Mark Jackson makes fun of the long tradition of Hamlet-playing actors and Hamlet-excavating grad students who hang their careers on ever more unique and personal interpretations of the brooding Danish prince. He does it not just by lobbing jokes in a metatheatrical show -- though the play is metatheater, and he does lob jokes -- but by posing as Hamlet himself, in the afterlife, reflecting on his long history as a character for the stage.

The afterlife here looks like a prison cell. Hamlet addresses the audience from an all-black box with chalk scores on the wall. The marks could be a prisoner's record of his days in jail, but they really represent all the versions of Hamlet ever written or performed. "I have become the pimp of world drama," Hamlet says, and university students have churned out "tens of thousands of master's feces. Theses." Along with the bitter commentary, we get a running performance of the play, with Hamlet imagining himself in the stage role, narrating his own thoughts while a cartoonish production moves invisibly around him. Sometimes the play comes into focus, and other characters speak their lines, so he speaks his. In these bits Jackson has to hustle, because he's up there alone -- Jackson/Hamlet plays everyone from Claudius and Gertrude to Osric, like a Shakespearean one-man band.

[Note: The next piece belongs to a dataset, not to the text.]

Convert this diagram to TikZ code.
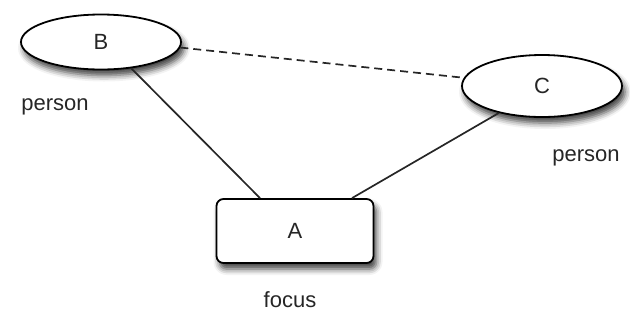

"The point about Hamlet," said Auden, "is that he is an actor, and you can't act yourself. You can only be yourself." Jackson tries to solve this problem by letting Hamlet play everyone else. The result is a hilarious show with flashes of brilliance. Jackson shapes his speeches and scenes (as both writer and performer) like an expert craftsman; his movement is careful and choreographed, and he knows how to carry the audience from a meditative sample of Shakespeare into wild rants about Stanislavsky, the Yale Drama School, and theater in San Francisco. In one or two speeches he seems to veer out of control, and you think he might say anything about anyone. Watching these tantrums I realized that I haven't seen a performer on the edge of restraint (in an original script, where I had no idea what would happen) in far too long.

But the play can't help being self-conscious. It has a master's-thesis quality of poking at Hamlet for more significance than Shakespeare ever gave him. Jackson is aware of this aspect of his show -- near the end he chalks another mark on the wall -- but he can't transcend it: I Am Hamlet remains a piece of metatheater, instead of a surprising and original new play. (By metatheater, I mean a piece that comments on performance itself.) All of Jackson's scripts for his little company, Art Street Theatre, seem to comment on performance by tweaking a monumental work from the traditional canon; last year's Io: Princess of Argos! took a minor character from Prometheus Bound and placed her in a modern cabaret. Io stood by itself, though. The sweet songs, offbeat heroine, and bizarre soap opera of Zeus raping a princess (and turning her into a cow) made for a highly original show. I Am Hamlet needs an audience that knows its Hamlet.

Still, Jackson used to write metatheater that was less accessible, and much closer to the pure movement of Anne Bogart's recent experiments, Room and Bob, which the Magic Theatre produced last month. (Jackson once took classes at Bogart's SITI school, in upstate New York.) Comparing the work of student and teacher can be fruitful: Jackson's physical skills don't match those of the actors in Room or Bob -- he isn't nearly as disciplined -- but his scripts are a lot more entertaining, because he's worked so hard to put formal movement at the service of a good story. Room and Bob were plotless abstractions, impressive but not warm; I Am Hamlet is very funny movement for the masses, or at least the masses who paid attention in English lit.

"Hamlet," said Auden, "indicates what Shakespeare might have done if he had had an absolutely free hand: He might well have confined himself to dramatic monologues." Auden thought the monologues in Hamlet were masterful but unintegrated -- detachable from the play. I Am Hamlet has the opposite problem: It's one long speech that will never stand on its own.